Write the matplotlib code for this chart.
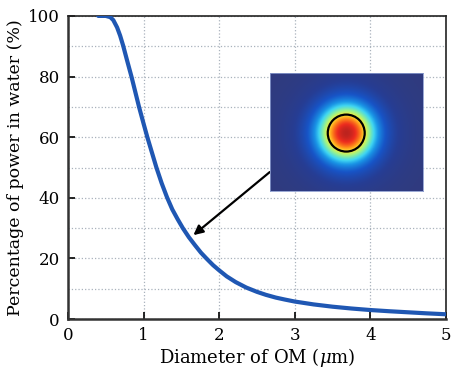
import numpy as np
import matplotlib
matplotlib.use("Agg")
import matplotlib.pyplot as plt
from matplotlib.colors import LinearSegmentedColormap
from matplotlib.patches import Circle

# Curve: diameter of OM (um) vs power in water (%)
diameter = [0.40, 0.50, 0.56, 0.60, 0.65, 0.69, 0.73, 0.78, 0.84, 0.89,
            0.94, 1.00, 1.05, 1.11, 1.17, 1.24, 1.31, 1.38, 1.45, 1.52,
            1.60, 1.68, 1.76, 1.84, 1.92, 2.00, 2.10, 2.22, 2.36, 2.50,
            2.62, 2.75, 2.87, 3.00, 3.25, 3.50, 3.75, 4.00, 4.25, 4.50,
            4.75, 5.00]
power = [100.0, 100.0, 99.6, 98.6, 96.2, 93.5, 90.2, 85.5, 80.0, 75.0,
         70.0, 64.5, 60.0, 55.0, 50.0, 44.8, 40.2, 36.2, 33.0, 30.0,
         27.0, 24.4, 21.9, 19.8, 17.8, 16.1, 14.1, 12.2, 10.4, 9.0,
         8.0, 7.1, 6.45, 5.8, 4.85, 4.1, 3.5, 3.0, 2.6, 2.25,
         1.9, 1.6]

x_ticks = [0, 1, 2, 3, 4, 5]
y_ticks = [0, 20, 40, 60, 80, 100]
y_minor = [10, 30, 50, 70, 90]

# arrow from the inset to the curve
arrow_start = (2.67, 48.5)
arrow_end = (1.66, 27.7)

# mode field in the inset (in inset pixels, core radius)
core_r = 18.5

plt.rcParams['font.family'] = ['DejaVu Serif']
plt.rcParams['mathtext.fontset'] = 'dejavuserif'

fig = plt.figure(figsize=(4.52, 3.79), dpi=100)
ax = fig.add_axes([0.1504, 0.158, 0.836, 0.80])

ax.plot(diameter, power, color='#1f57b3', lw=3, solid_capstyle='round',
        solid_joinstyle='round', zorder=3)

ax.set_xlim(0, 5)
ax.set_ylim(0, 100)
ax.set_xticks(x_ticks)
ax.set_yticks(y_ticks)
ax.set_yticks(y_minor, minor=True)
ax.tick_params(axis='both', which='major', direction='in', length=5, width=1.2,
               labelsize=12, pad=6)
ax.tick_params(axis='y', which='minor', length=0)
ax.grid(True, which='both', axis='y', linestyle=':', color='#a9b2bc', lw=0.9)
ax.grid(True, which='major', axis='x', linestyle=':', color='#a9b2bc', lw=0.9)
for side in ['left', 'bottom']:
    ax.spines[side].set_linewidth(1.8)
    ax.spines[side].set_color('#333333')
for side in ['top', 'right']:
    ax.spines[side].set_linewidth(1.2)
    ax.spines[side].set_color('#222222')

ax.set_xlabel(r'Diameter of OM ($\mu$m)', fontsize=13, labelpad=1)
ax.set_ylabel('Percentage of power in water (%)', fontsize=12.5, labelpad=3)

ax.annotate('', xy=arrow_end, xytext=arrow_start,
            arrowprops=dict(arrowstyle='-|>', color='black', lw=1.6,
                            mutation_scale=14, shrinkA=0, shrinkB=0),
            zorder=4)

# inset: mode field picture
ins = fig.add_axes([0.597, 0.496, 0.338, 0.311])
xs = np.linspace(-76.5, 76.5, 306)
ys = np.linspace(-59, 59, 236)
X, Y = np.meshgrid(xs, ys)
u = np.hypot(X, Y + 1) / core_r
field = np.where(u <= 1, 0.95 - 0.33 * u ** 2, 0.62 * np.exp(-1.1 * (u - 1)))

cmap = LinearSegmentedColormap.from_list('mode', [
    (0.0, (0.19, 0.23, 0.49)),
    (0.08, (0.15, 0.24, 0.58)),
    (0.18, (0.09, 0.33, 0.78)),
    (0.28, (0.10, 0.58, 0.90)),
    (0.36, (0.25, 0.84, 0.95)),
    (0.48, (0.60, 0.95, 0.55)),
    (0.62, (1.00, 0.93, 0.20)),
    (0.75, (1.00, 0.55, 0.10)),
    (0.875, (0.93, 0.17, 0.12)),
    (1.0, (0.62, 0.12, 0.12)),
])
ins.imshow(field, cmap=cmap, vmin=0, vmax=1, origin='lower',
           extent=[-76.5, 76.5, -59, 59], aspect='auto', interpolation='bilinear')
ins.add_patch(Circle((0, -1), core_r, fill=False, ec='black', lw=1.6))
ins.set_xticks([])
ins.set_yticks([])
for s in ins.spines.values():
    s.set_color('#8899cc')
    s.set_linewidth(0.6)

fig.savefig('out.png', dpi=100)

■ ■ ■

Give again, word for word, every line from the top of the data above to the line holding "from matplotlib.patches import Circle", inclusive, with the pictures left out.

Write the matplotlib code for this chart.
import numpy as np
import matplotlib
matplotlib.use("Agg")
import matplotlib.pyplot as plt
from matplotlib.colors import LinearSegmentedColormap
from matplotlib.patches import Circle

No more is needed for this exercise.